▶ TASK OBJECTIVE
Copy out the data exactly, leaving the pictures behind.

▶ DATA SHOWN
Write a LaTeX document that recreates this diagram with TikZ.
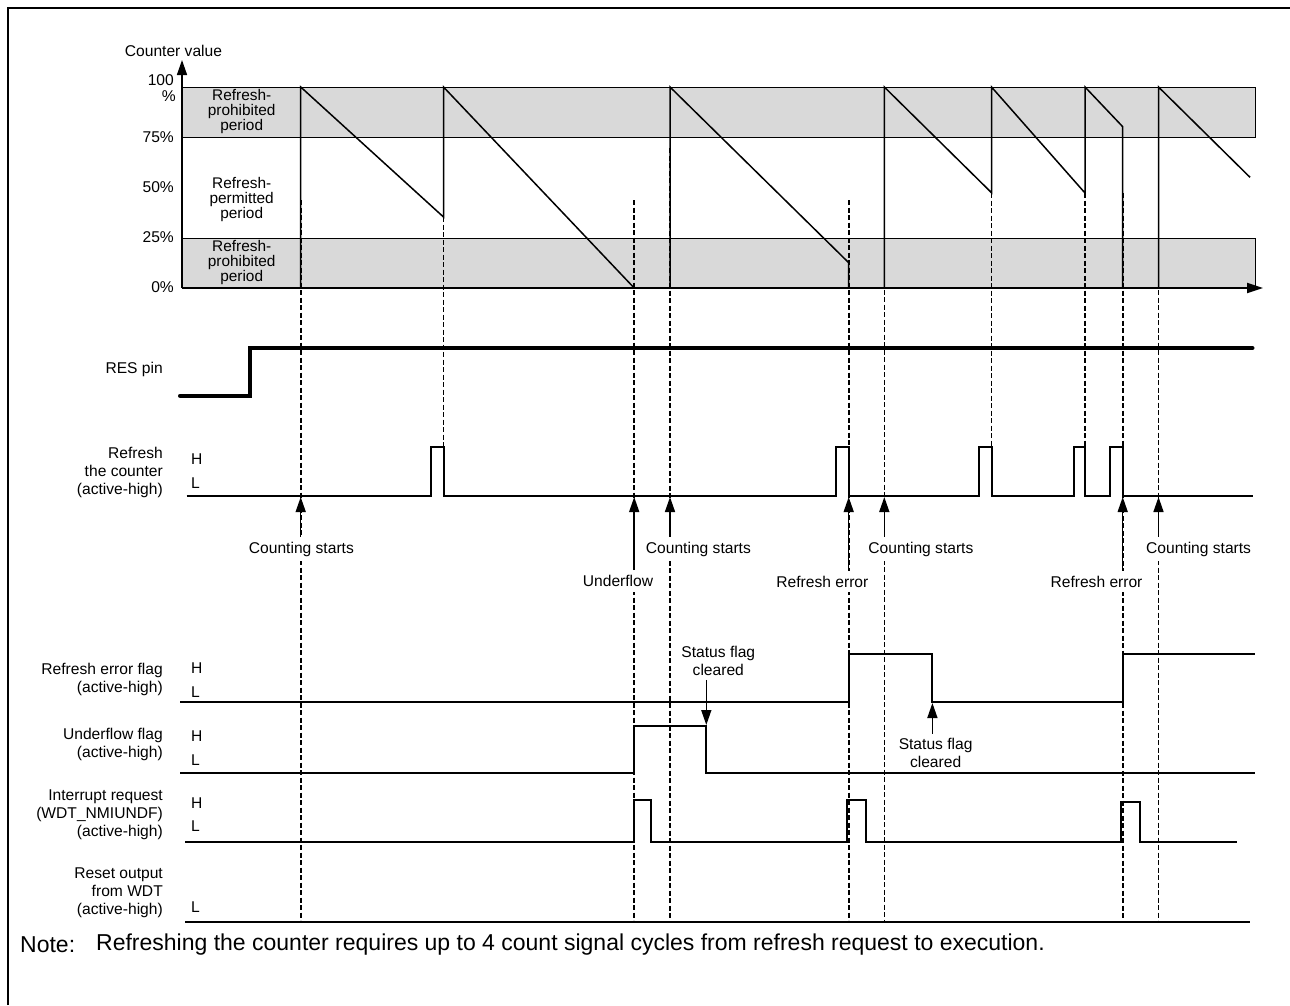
\documentclass[tikz,border=0pt]{standalone}
\usepackage{fontspec}
\setmainfont{Liberation Sans}
\usepackage{xcolor}
\usepackage{tikz}
\usetikzlibrary{shapes,arrows,arrows.meta,positioning}

\definecolor{bandgray}{HTML}{D9D9D9}
\tikzset{
  lbl/.style={font=\fontsize{15.6}{18}\selectfont, inner sep=1pt},
  rowlbl/.style={lbl, anchor=east, align=right},
  hllbl/.style={lbl, anchor=west},
  bandlbl/.style={font=\fontsize{15.4}{15}\selectfont, align=center, inner sep=0pt},
  evlbl/.style={lbl, fill=white, inner xsep=2pt, inner ysep=5pt},
  sflbl/.style={lbl, align=center, inner ysep=4pt},
  notelbl/.style={anchor=west, font=\fontsize{23}{27}\selectfont, inner sep=0pt},
  sigline/.style={line width=2pt},
  evline/.style={dash pattern=on 5pt off 2.5pt, line width=1.6pt},
  evarrow/.style={line width=1.5pt, -{Triangle[length=15pt,width=10pt]}},
}

\begin{document}
\begin{tikzpicture}[x=1pt,y=-1pt]
\useasboundingbox (0,0) rectangle (1290,1005);
% Frame
\draw[line width=2pt] (8,1005) -- (8,8) -- (1290,8);

% Draw refresh bands
\draw[fill=bandgray, line width=0.8pt] (182,87) rectangle (1255,137);
\draw[fill=bandgray, line width=0.8pt] (182,238) rectangle (1255,288);
\node[bandlbl] (bandtop) at (241.7,112) {Refresh-\\prohibited\\period};
\node[bandlbl] (bandmid) at (241.7,200) {Refresh-\\permitted\\period};
\node[bandlbl] (bandbot) at (241.7,263) {Refresh-\\prohibited\\period};

% Axes
\coordinate (org) at (182,288);
\coordinate (ytip) at (182,60);
\coordinate (xtip) at (1263,288);
\draw[line width=1.5pt, -{Triangle[length=15pt,width=10pt]}] (org) -- (ytip);
\draw[line width=1.8pt, -{Triangle[length=16pt,width=10pt]}] (org) -- (xtip);
\node[lbl] (cntval) at (173.5,50.7) {Counter value};
\node[lbl, anchor=east] (p100) at (175,80) {100};
\node[lbl, anchor=east] (pct) at (177,96) {\%};
\foreach \v/\y in {75/137,50/187,25/237,0/287}
  \node[lbl, anchor=east] (p\v) at (175,\y) {\v\%};

% Counter sawtooth
\draw[line width=1.5pt] (300.7,288) -- (300.7,87) -- (443.5,217) -- (443.5,87) -- (634.2,288);
\draw[line width=1.5pt] (670,288) -- (670,87) -- (848.7,262.7) -- (848.7,288);
\draw[line width=1.5pt] (884.3,288) -- (884.3,87) -- (991.5,192.7) -- (991.5,87)
  -- (1085,193) -- (1085,87) -- (1122.7,126.7) -- (1122.7,288);
\draw[line width=1.5pt] (1158.5,288) -- (1158.5,87) -- (1250,177.3);

% Event lines
\foreach \x/\a/\b in {300.7/200/920, 443.5/217/447, 634.2/200/920, 670/148/920,
    848.7/200/920, 884.3/207/920, 991.5/193/447, 1085/193/447, 1122.7/193/920, 1158.5/200/920}
  \draw[evline] (\x,\a) -- (\x,\b);

% RES pin
\node[rowlbl] (res) at (164,369) {RES pin};
\draw[line width=4pt, line cap=round] (180,395.7) -- (250,395.7) -- (250,348) -- (1252.5,348);

% Refresh the counter
\node[rowlbl] (rfs) at (164,472) {Refresh\\the counter\\(active-high)};
\draw[sigline] (186.6,496) -- (431.2,496) -- (431.2,447) -- (443.6,447) -- (443.6,496)
  -- (836,496) -- (836,447) -- (848.6,447) -- (848.6,496)
  -- (979,496) -- (979,447) -- (991.8,447) -- (991.8,496)
  -- (1074.3,496) -- (1074.3,447) -- (1085,447) -- (1085,496)
  -- (1110.2,496) -- (1110.2,447) -- (1123,447) -- (1123,496) -- (1252.5,496);

% Refresh error flag
\node[rowlbl] (ref) at (164,679) {Refresh error flag\\(active-high)};
\draw[sigline] (180.3,702) -- (848.6,702) -- (848.6,654) -- (932.4,654) -- (932.4,702)
  -- (1123,702) -- (1123,654) -- (1254.6,654);

% Underflow flag
\node[rowlbl] (uff) at (164,744) {Underflow flag\\(active-high)};
\draw[sigline] (180.3,773.3) -- (634.1,773.3) -- (634.1,726) -- (706.3,726) -- (706.3,773.3)
  -- (1254.6,773.3);

% Interrupt request
\node[rowlbl] (irq) at (164,814.5) {Interrupt request\\(WDT\_NMIUNDF)\\(active-high)};
\draw[sigline] (185.3,842.3) -- (634.1,842.3) -- (634.1,800) -- (650.8,800) -- (650.8,842.3)
  -- (846.5,842.3) -- (846.5,800) -- (865.7,800) -- (865.7,842.3)
  -- (1120.9,842.3) -- (1120.9,801.7) -- (1140,801.7) -- (1140,842.3) -- (1236.7,842.3);

% Reset output
\node[rowlbl] (rst) at (164,892.5) {Reset output\\from WDT\\(active-high)};
\draw[sigline] (185,921.7) -- (1250,921.7);

% H / L levels
\foreach \n/\t/\y in {h1/H/459.3, l1/L/482.7, h2/H/668.3, l2/L/691.7, h3/H/735.7,
    l3/L/760, h4/H/802.7, l4/L/826, l5/L/906.7}
  \node[hllbl] (\n) at (190,\y) {\t};

% Event labels
\node[evlbl] (cs1) at (301.4,549) {Counting starts};
\node[evlbl] (cs2) at (698.4,549) {Counting starts};
\node[evlbl] (cs3) at (920.9,549) {Counting starts};
\node[evlbl] (cs4) at (1198.6,549) {Counting starts};
\node[evlbl] (uf) at (618,581) {Underflow};
\node[evlbl] (re1) at (822.4,581.7) {Refresh error};
\node[evlbl] (re2) at (1096.5,581.7) {Refresh error};

\coordinate (evA) at (300.7,497);
\coordinate (evC) at (634.2,497);
\coordinate (evD) at (670,497);
\coordinate (evE) at (848.7,497);
\coordinate (evF) at (884.3,497);
\coordinate (evI) at (1122.7,497);
\coordinate (evJ) at (1158.5,497);
\draw[evarrow] (cs1.north -| evA) -- (evA);
\draw[evarrow] (cs2.north -| evD) -- (evD);
\draw[evarrow] (cs3.north -| evF) -- (evF);
\draw[evarrow] (cs4.north -| evJ) -- (evJ);
\draw[evarrow] (uf.north -| evC) -- (evC);
\draw[evarrow] (re1.north -| evE) -- (evE);
\draw[evarrow] (re2.north -| evI) -- (evI);

% Status flag cleared
\node[sflbl] (sf1) at (718.3,661) {Status flag\\cleared};
\node[sflbl] (sf2) at (935.6,752.8) {Status flag\\cleared};
\coordinate (ufclr) at (706.3,725);
\coordinate (reclr) at (932.4,703);
\draw[evarrow] (sf1.south -| ufclr) -- (ufclr);
\draw[evarrow] (sf2.north -| reclr) -- (reclr);

% Note
\node[notelbl] (note) at (20,945) {Note:};
\node[notelbl] (notetxt) at (96,945)
  {Refreshing the counter requires up to 4 count signal cycles from refresh request to execution.};
\end{tikzpicture}
\end{document}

▶ WORKED SOLUTION
Write a LaTeX document that recreates this diagram with TikZ.
\documentclass[tikz,border=0pt]{standalone}
\usepackage{fontspec}
\setmainfont{Liberation Sans}
\usepackage{xcolor}
\usepackage{tikz}
\usetikzlibrary{shapes,arrows,arrows.meta,positioning}

\definecolor{bandgray}{HTML}{D9D9D9}
\tikzset{
  lbl/.style={font=\fontsize{15.6}{18}\selectfont, inner sep=1pt},
  rowlbl/.style={lbl, anchor=east, align=right},
  hllbl/.style={lbl, anchor=west},
  bandlbl/.style={font=\fontsize{15.4}{15}\selectfont, align=center, inner sep=0pt},
  evlbl/.style={lbl, fill=white, inner xsep=2pt, inner ysep=5pt},
  sflbl/.style={lbl, align=center, inner ysep=4pt},
  notelbl/.style={anchor=west, font=\fontsize{23}{27}\selectfont, inner sep=0pt},
  sigline/.style={line width=2pt},
  evline/.style={dash pattern=on 5pt off 2.5pt, line width=1.6pt},
  evarrow/.style={line width=1.5pt, -{Triangle[length=15pt,width=10pt]}},
}

\begin{document}
\begin{tikzpicture}[x=1pt,y=-1pt]
\useasboundingbox (0,0) rectangle (1290,1005);
% Frame
\draw[line width=2pt] (8,1005) -- (8,8) -- (1290,8);

% Draw refresh bands
\draw[fill=bandgray, line width=0.8pt] (182,87) rectangle (1255,137);
\draw[fill=bandgray, line width=0.8pt] (182,238) rectangle (1255,288);
\node[bandlbl] (bandtop) at (241.7,112) {Refresh-\\prohibited\\period};
\node[bandlbl] (bandmid) at (241.7,200) {Refresh-\\permitted\\period};
\node[bandlbl] (bandbot) at (241.7,263) {Refresh-\\prohibited\\period};

% Axes
\coordinate (org) at (182,288);
\coordinate (ytip) at (182,60);
\coordinate (xtip) at (1263,288);
\draw[line width=1.5pt, -{Triangle[length=15pt,width=10pt]}] (org) -- (ytip);
\draw[line width=1.8pt, -{Triangle[length=16pt,width=10pt]}] (org) -- (xtip);
\node[lbl] (cntval) at (173.5,50.7) {Counter value};
\node[lbl, anchor=east] (p100) at (175,80) {100};
\node[lbl, anchor=east] (pct) at (177,96) {\%};
\foreach \v/\y in {75/137,50/187,25/237,0/287}
  \node[lbl, anchor=east] (p\v) at (175,\y) {\v\%};

% Counter sawtooth
\draw[line width=1.5pt] (300.7,288) -- (300.7,87) -- (443.5,217) -- (443.5,87) -- (634.2,288);
\draw[line width=1.5pt] (670,288) -- (670,87) -- (848.7,262.7) -- (848.7,288);
\draw[line width=1.5pt] (884.3,288) -- (884.3,87) -- (991.5,192.7) -- (991.5,87)
  -- (1085,193) -- (1085,87) -- (1122.7,126.7) -- (1122.7,288);
\draw[line width=1.5pt] (1158.5,288) -- (1158.5,87) -- (1250,177.3);

% Event lines
\foreach \x/\a/\b in {300.7/200/920, 443.5/217/447, 634.2/200/920, 670/148/920,
    848.7/200/920, 884.3/207/920, 991.5/193/447, 1085/193/447, 1122.7/193/920, 1158.5/200/920}
  \draw[evline] (\x,\a) -- (\x,\b);

% RES pin
\node[rowlbl] (res) at (164,369) {RES pin};
\draw[line width=4pt, line cap=round] (180,395.7) -- (250,395.7) -- (250,348) -- (1252.5,348);

% Refresh the counter
\node[rowlbl] (rfs) at (164,472) {Refresh\\the counter\\(active-high)};
\draw[sigline] (186.6,496) -- (431.2,496) -- (431.2,447) -- (443.6,447) -- (443.6,496)
  -- (836,496) -- (836,447) -- (848.6,447) -- (848.6,496)
  -- (979,496) -- (979,447) -- (991.8,447) -- (991.8,496)
  -- (1074.3,496) -- (1074.3,447) -- (1085,447) -- (1085,496)
  -- (1110.2,496) -- (1110.2,447) -- (1123,447) -- (1123,496) -- (1252.5,496);

% Refresh error flag
\node[rowlbl] (ref) at (164,679) {Refresh error flag\\(active-high)};
\draw[sigline] (180.3,702) -- (848.6,702) -- (848.6,654) -- (932.4,654) -- (932.4,702)
  -- (1123,702) -- (1123,654) -- (1254.6,654);

% Underflow flag
\node[rowlbl] (uff) at (164,744) {Underflow flag\\(active-high)};
\draw[sigline] (180.3,773.3) -- (634.1,773.3) -- (634.1,726) -- (706.3,726) -- (706.3,773.3)
  -- (1254.6,773.3);

% Interrupt request
\node[rowlbl] (irq) at (164,814.5) {Interrupt request\\(WDT\_NMIUNDF)\\(active-high)};
\draw[sigline] (185.3,842.3) -- (634.1,842.3) -- (634.1,800) -- (650.8,800) -- (650.8,842.3)
  -- (846.5,842.3) -- (846.5,800) -- (865.7,800) -- (865.7,842.3)
  -- (1120.9,842.3) -- (1120.9,801.7) -- (1140,801.7) -- (1140,842.3) -- (1236.7,842.3);

% Reset output
\node[rowlbl] (rst) at (164,892.5) {Reset output\\from WDT\\(active-high)};
\draw[sigline] (185,921.7) -- (1250,921.7);

% H / L levels
\foreach \n/\t/\y in {h1/H/459.3, l1/L/482.7, h2/H/668.3, l2/L/691.7, h3/H/735.7,
    l3/L/760, h4/H/802.7, l4/L/826, l5/L/906.7}
  \node[hllbl] (\n) at (190,\y) {\t};

% Event labels
\node[evlbl] (cs1) at (301.4,549) {Counting starts};
\node[evlbl] (cs2) at (698.4,549) {Counting starts};
\node[evlbl] (cs3) at (920.9,549) {Counting starts};
\node[evlbl] (cs4) at (1198.6,549) {Counting starts};
\node[evlbl] (uf) at (618,581) {Underflow};
\node[evlbl] (re1) at (822.4,581.7) {Refresh error};
\node[evlbl] (re2) at (1096.5,581.7) {Refresh error};

\coordinate (evA) at (300.7,497);
\coordinate (evC) at (634.2,497);
\coordinate (evD) at (670,497);
\coordinate (evE) at (848.7,497);
\coordinate (evF) at (884.3,497);
\coordinate (evI) at (1122.7,497);
\coordinate (evJ) at (1158.5,497);
\draw[evarrow] (cs1.north -| evA) -- (evA);
\draw[evarrow] (cs2.north -| evD) -- (evD);
\draw[evarrow] (cs3.north -| evF) -- (evF);
\draw[evarrow] (cs4.north -| evJ) -- (evJ);
\draw[evarrow] (uf.north -| evC) -- (evC);
\draw[evarrow] (re1.north -| evE) -- (evE);
\draw[evarrow] (re2.north -| evI) -- (evI);

% Status flag cleared
\node[sflbl] (sf1) at (718.3,661) {Status flag\\cleared};
\node[sflbl] (sf2) at (935.6,752.8) {Status flag\\cleared};
\coordinate (ufclr) at (706.3,725);
\coordinate (reclr) at (932.4,703);
\draw[evarrow] (sf1.south -| ufclr) -- (ufclr);
\draw[evarrow] (sf2.north -| reclr) -- (reclr);

% Note
\node[notelbl] (note) at (20,945) {Note:};
\node[notelbl] (notetxt) at (96,945)
  {Refreshing the counter requires up to 4 count signal cycles from refresh request to execution.};
\end{tikzpicture}
\end{document}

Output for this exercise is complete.